Veteran’s Day arrives Monday, Nov. 11. The federal holiday will honor and celebrate those who served in the armed forces.

Veteran’s Day arrives Monday, Nov. 11. The federal holiday will honor and celebrate those who served in the armed forces.

Gulf County Schools, however, are among the few districts in the state that celebrate the holiday by keeping schools open to celebrating veterans.

At Port St. Joe Jr./Sr. High School, its 20th annual program will kick off 9 a.m. ET Monday. The NJROTC will welcome veterans as they enter the building and patriotic artwork prepared by students in grades kindergarten through 12.

During the program, students who participate in the 21st Century after school enrichment program will perform a tribute that includes the songs, “You’re a Grand Old Flag,” “Yankee Doodle,” and “God Bless America.”

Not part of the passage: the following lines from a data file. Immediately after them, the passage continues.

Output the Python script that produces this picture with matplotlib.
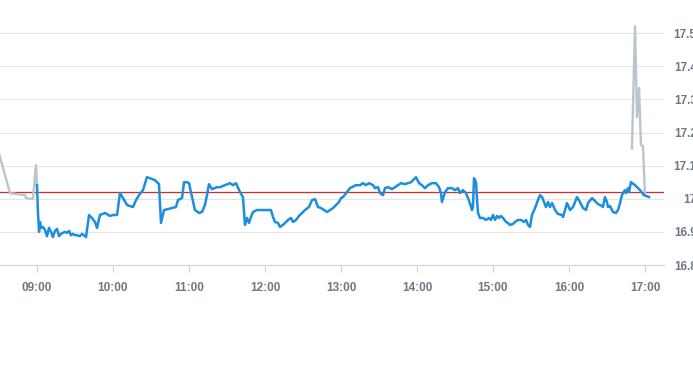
import matplotlib
matplotlib.use("Agg")
import matplotlib.pyplot as plt

# minutes after 09:00 and price
pre_t = [-30, -21.3, -9.5, -8.7, -3.2, -0.8, 0]
pre_v = [17.137, 17.017, 17.011, 17.002, 16.999, 17.102, 17.041]

post_t = [469.7, 472.1, 473.7, 475.3, 476.8, 478.4, 480.0]
post_v = [17.152, 17.521, 17.246, 17.334, 17.162, 17.159, 17.011]

day_t = [0, 0.8, 1.6, 2.4, 3.2, 4.7, 6.3, 7.9, 9.5, 11.1, 12.6, 14.2, 15.8, 17.4,
         18.9, 20.5, 22.1, 23.7, 25.3, 26.8, 28.4, 30.0, 31.6, 33.9, 35.5, 37.1,
         38.7, 41.1, 43.4, 45.8, 47.4, 49.7, 53.7, 57.6, 60.0, 63.2, 65.5, 67.9,
         71.1, 75.8, 78.2, 80.5, 83.7, 86.8, 89.2, 93.2, 96.3, 97.9, 100.3, 103.4,
         106.6, 109.7, 111.3, 114.5, 116.1, 118.4, 120.0, 122.4, 124.7, 127.9,
         130.3, 132.6, 134.2, 135.8, 138.2, 142.1, 144.5, 148.4, 152.4, 154.7,
         157.1, 160.3, 162.6, 164.2, 165.8, 167.4, 168.9, 170.5, 173.7, 177.6,
         181.6, 184.7, 186.3, 187.9, 190.3, 191.8, 194.2, 196.6, 198.2, 200.5,
         202.1, 204.5, 206.8, 209.2, 211.6, 214.7, 217.1, 219.5, 221.8, 224.2,
         226.6, 229.0, 231.3, 233.7, 236.1, 238.4, 240.0, 241.6, 244.7, 247.1,
         248.7, 251.8, 255.0, 257.4, 259.7, 262.1, 265.3, 266.8, 269.2, 270.8,
         273.2, 274.7, 277.1, 280.3, 282.6, 285.0, 287.4, 290.5, 292.9, 295.3,
         299.2, 301.6, 303.9, 306.3, 308.7, 311.8, 315.0, 317.4, 318.9, 319.7,
         322.1, 324.5, 327.6, 330.0, 332.4, 333.9, 336.3, 338.7, 340.3, 341.8,
         343.4, 344.2, 345.0, 346.6, 347.4, 348.2, 349.7, 352.1, 354.5, 356.8,
         358.4, 360.0, 361.6, 363.2, 364.7, 366.3, 367.9, 370.3, 371.8, 373.4,
         375.8, 377.4, 379.7, 382.1, 384.5, 386.1, 387.6, 389.2, 390.8, 393.2,
         395.5, 397.1, 398.7, 400.3, 401.8, 403.4, 405.0, 406.6, 409.0, 411.3,
         414.5, 415.3, 418.4, 420.8, 423.2, 426.3, 428.7, 431.1, 433.4, 435.0,
         438.2, 440.5, 442.9, 446.1, 446.8, 448.4, 450.0, 450.8, 452.4, 453.9,
         454.7, 457.1, 458.7, 460.3, 461.8, 462.6, 464.2, 465.0, 466.6, 467.4,
         468.9, 472.1, 476.1, 479.2, 483.2]
day_v = [17.041, 16.957, 16.900, 16.930, 16.912, 16.915, 16.906, 16.887, 16.912,
         16.900, 16.884, 16.903, 16.909, 16.887, 16.894, 16.897, 16.900, 16.897,
         16.903, 16.890, 16.894, 16.890, 16.890, 16.887, 16.894, 16.890, 16.884,
         16.951, 16.942, 16.930, 16.912, 16.951, 16.957, 16.948, 16.951, 16.951,
         17.017, 17.002, 16.981, 16.975, 16.996, 17.011, 17.026, 17.065, 17.062,
         17.056, 17.044, 16.927, 16.966, 16.969, 16.972, 16.975, 16.996, 17.002,
         17.050, 17.050, 17.047, 17.005, 16.966, 16.957, 16.960, 16.981, 17.011,
         17.044, 17.029, 17.035, 17.035, 17.041, 17.047, 17.041, 17.047, 17.020,
         17.005, 16.921, 16.942, 16.927, 16.945, 16.960, 16.966, 16.966, 16.966,
         16.966, 16.945, 16.930, 16.927, 16.915, 16.921, 16.930, 16.936, 16.942,
         16.930, 16.936, 16.948, 16.957, 16.966, 16.975, 16.996, 16.999, 16.975,
         16.972, 16.966, 16.960, 16.966, 16.972, 16.981, 16.990, 17.002, 17.005,
         17.020, 17.032, 17.035, 17.041, 17.041, 17.047, 17.041, 17.047, 17.041,
         17.032, 17.035, 17.017, 17.011, 17.032, 17.035, 17.029, 17.035, 17.041,
         17.047, 17.044, 17.047, 17.050, 17.065, 17.047, 17.041, 17.032, 17.041,
         17.047, 17.047, 17.035, 17.017, 16.990, 17.020, 17.032, 17.032, 17.026,
         17.032, 17.017, 17.026, 17.017, 17.002, 16.987, 16.966, 16.975, 17.062,
         17.050, 16.996, 16.957, 16.942, 16.942, 16.936, 16.942, 16.936, 16.951,
         16.936, 16.948, 16.942, 16.948, 16.942, 16.930, 16.927, 16.921, 16.924,
         16.930, 16.936, 16.936, 16.930, 16.936, 16.921, 16.915, 16.951, 16.972,
         16.996, 17.011, 17.005, 16.990, 16.975, 16.990, 16.975, 16.987, 16.966,
         16.954, 16.951, 16.945, 16.987, 16.966, 16.975, 17.005, 16.990, 16.972,
         16.966, 16.987, 17.002, 16.993, 16.984, 16.978, 16.975, 17.005, 16.990,
         16.975, 16.978, 16.966, 16.960, 16.957, 16.966, 16.987, 17.011, 17.017,
         17.026, 17.017, 17.032, 17.020, 17.050, 17.041, 17.026, 17.011, 17.005]

ref_price = 17.02
y_ticks = [16.8, 16.9, 17.0, 17.1, 17.2, 17.3, 17.4, 17.5]
y_labels = ["16.8", "16.9", "17", "17.1", "17.2", "17.3", "17.4", "17.5"]
x_ticks = [0, 60, 120, 180, 240, 300, 360, 420, 480]
x_labels = ["09:00", "10:00", "11:00", "12:00", "13:00", "14:00", "15:00", "16:00", "17:00"]

plt.rcParams['font.family'] = ['Liberation Sans', 'DejaVu Sans']

fig = plt.figure(figsize=(6.93, 3.65), dpi=100)
ax = fig.add_axes([0, 1 - 265 / 365, 664 / 693, 265 / 365])

ax.plot(pre_t, pre_v, color='#b9c5cc', lw=1.7, solid_joinstyle='round', zorder=3)
ax.plot(post_t, post_v, color='#b9c5cc', lw=1.7, solid_joinstyle='round', zorder=3)
ax.plot(day_t, day_v, color='#1b8fdd', lw=1.8, solid_joinstyle='round', zorder=4)
ax.axhline(ref_price, color='#d62b2b', lw=0.9, zorder=2)

ax.set_xlim(-29.2, 495)
ax.set_ylim(16.8, 17.6)

ax.set_yticks(y_ticks)
ax.set_yticklabels(y_labels)
ax.yaxis.tick_right()
ax.tick_params(axis='y', length=0, pad=23.5, labelsize=8.5, labelcolor='#6e7986')
for lbl in ax.get_yticklabels():
    lbl.set_horizontalalignment('right')
    lbl.set_fontweight('bold')
ax.grid(axis='y', color='#e6e6e6', lw=0.8)

ax.set_xticks(x_ticks)
ax.set_xticklabels(x_labels)
ax.tick_params(axis='x', length=5, width=0.8, color='#ccd6eb', pad=7,
               labelsize=8.5, labelcolor='#6e7986')
for lbl in ax.get_xticklabels():
    lbl.set_fontweight('bold')

for side in ['top', 'left', 'right']:
    ax.spines[side].set_visible(False)
ax.spines['bottom'].set_color('#ccd6eb')
ax.spines['bottom'].set_linewidth(0.8)

fig.savefig('out.png', dpi=100)
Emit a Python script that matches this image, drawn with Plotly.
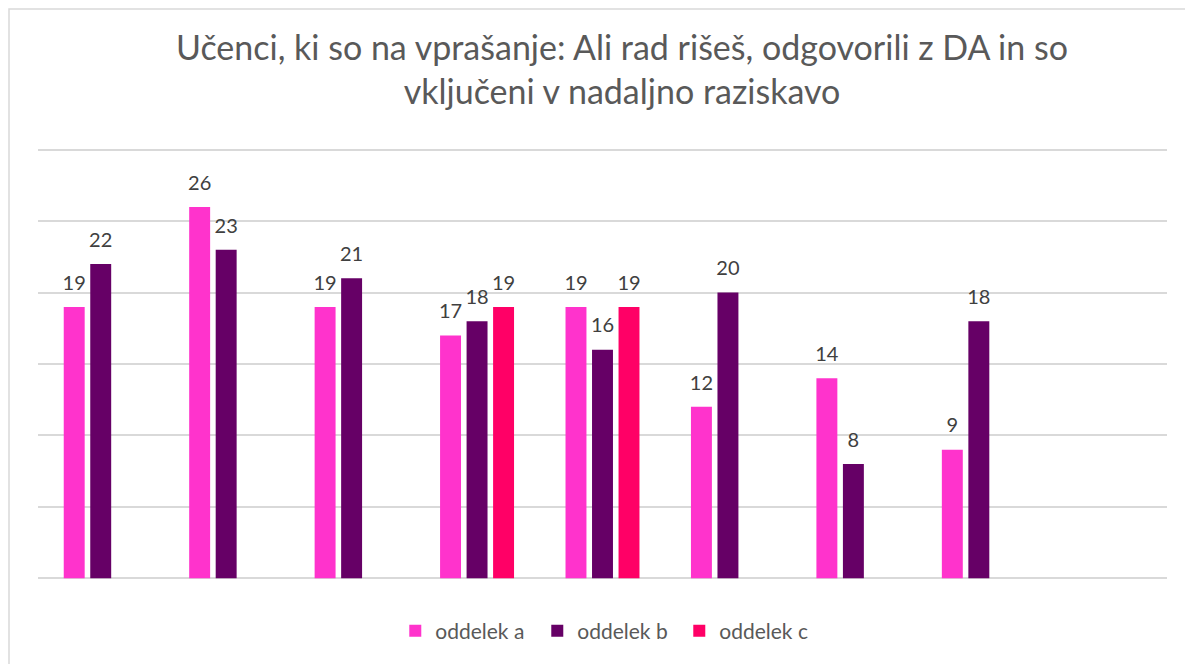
import plotly.graph_objects as go

categories = ["1", "2", "3", "4", "5", "6", "7", "8", "9"]
oddelek_a = [19, 26, 19, 17, 19, 12, 14, 9, None]
oddelek_b = [22, 23, 21, 18, 16, 20, 8, 18, None]
oddelek_c = [None, None, None, 19, 19, None, None, None, None]
series_names = ["oddelek a", "oddelek b", "oddelek c"]
colors = ["#FF33CC", "#660066", "#FF0066"]
title_text = "Učenci, ki so na vprašanje: Ali rad rišeš, odgovorili z DA in so<br>vključeni v nadaljno raziskavo"

FONT = "Lato, Carlito, Calibri, sans-serif"
W, H = 1185, 656  # page body has an 8px margin
ML, MR, MT, MB = 30, 26, 139, 83
PW, PH = W - ML - MR, H - MT - MB

fig = go.Figure()
for name, vals, col in zip(series_names, [oddelek_a, oddelek_b, oddelek_c], colors):
    fig.add_trace(go.Bar(
        x=categories, y=vals, name=name,
        offsetgroup=name, alignmentgroup="g",
        marker=dict(color=col, line=dict(width=0)),
        hoverinfo="x+y+name",
    ))
for name, vals in zip(series_names, [oddelek_a, oddelek_b, oddelek_c]):
    fig.add_trace(go.Scatter(
        x=categories, y=vals, mode="markers+text", name=name + " label",
        offsetgroup=name, alignmentgroup="s", showlegend=False, hoverinfo="skip",
        marker=dict(size=18, opacity=0),
        text=[("" if v is None else str(v)) for v in vals],
        textposition="top center", cliponaxis=False,
        textfont=dict(size=20, color="#404040", family=FONT),
    ))

fig.update_layout(
    width=W, height=H,
    margin=dict(l=ML, r=MR, t=MT, b=MB, autoexpand=False),
    paper_bgcolor="white", plot_bgcolor="white",
    barmode="group", bargap=0.366, bargroupgap=0.21,
    scattermode="group", scattergap=0.366,
    title=dict(text=title_text, x=614 / W, xref="container", xanchor="center",
               y=1 - 52 / H, yref="container", yanchor="top",
               font=dict(size=34, color="#595959", family=FONT)),
    font=dict(family=FONT, color="#595959"),
    legend=dict(orientation="h", x=375 / W, xanchor="left",
                yref="container", y=1 - 623 / H, yanchor="middle",
                font=dict(size=21, color="#595959", family=FONT),
                entrywidth=97, entrywidthmode="pixels",
                traceorder="normal"),
    xaxis=dict(showticklabels=False, showgrid=False, zeroline=False,
               range=[-0.5, 8.5], ticks=""),
    yaxis=dict(range=[-0.2, 30.2], dtick=5, tick0=0, showticklabels=False, showgrid=True,
               gridcolor="#D9D9D9", gridwidth=1.5, zeroline=False, ticks=""),
    shapes=[dict(type="rect", xref="paper", yref="paper",
                 x0=(1 - ML) / PW, x1=1.1, y0=-0.3, y1=1 + (MT - 1) / PH,
                 line=dict(color="#D9D9D9", width=1.5), fillcolor="rgba(0,0,0,0)",
                 layer="below")],
)

fig.write_html("out.html")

The after school program is made up of students in grades kindergarten through third.

The artwork displayed during the event comes from art classes taught by Julie Hodges. These works, crafted in mediums ranging from water colors to colored pencil, were created under the theme “Tour of America” and had to feature a place and incorporate an American flag.

Hodges used the opportunity to expand the thinking of her students when choosing a location to draw or paint.

“America’s not just about landmarks,” said Hodges. “We’re also representing small towns and everyday America life.”

Several hundred pieces of art will line the hallways and serve as a salute to the veterans making their way to the gymnasium.

While creating the artwork, it allowed elementary students to understand the significance of the stars and stripes on the American flag and the humble beginnings of our nation.

“It makes the students feel important,” said Hodges. “They’re contributing something to honoring the veterans.”

The program will cover the Revolutionary War as well as recognize the veterans of the Vietnam War, who were never officially welcomed home.

A reception will immediately follow the program. Thank you letters written by elementary school students and the patriotic artwork will later be sent to soldiers abroad.

“We want to show the kids that the United States started with a major war that established a democratic country,” said event organizer, Linda Wood. “Now, we have soldiers policing countries all over the world.

“We want kids to see the magnitude of what we require these men to do.”

At last year’s event Kesley Colbert honored WWII veteran Howard Rogers, whose unit saved a group of POWs on the Island of Biak. Among the soldiers rescued was Colbert’s father.

At Wewahitchka Elementary School, the 30th annual Veteran’s Day Celebration will take place inside the cafeteria.

Third graders will pay tribute to past and present veterans with a program of poem readings and patriotic songs that include service hymns.

This will mark the seventh year that the Veteran’s Day program was organized by third-grade teacher John Huft,

Huft said that in a time of shrinking budgets, the local veterans have been gracious in helping the school where they can. The annual program is his way of giving back to the men who not only served their countries, but serve their communities as well.

“I want this to be something that students can look back on and have positive memories,” said Huft. “It’s something that they’ve given to the veterans and brightened their day.”

The program will begin at 8:30 a.m. CT. A reception will immediately follow.

Both events are free and open to veterans, their families and the public.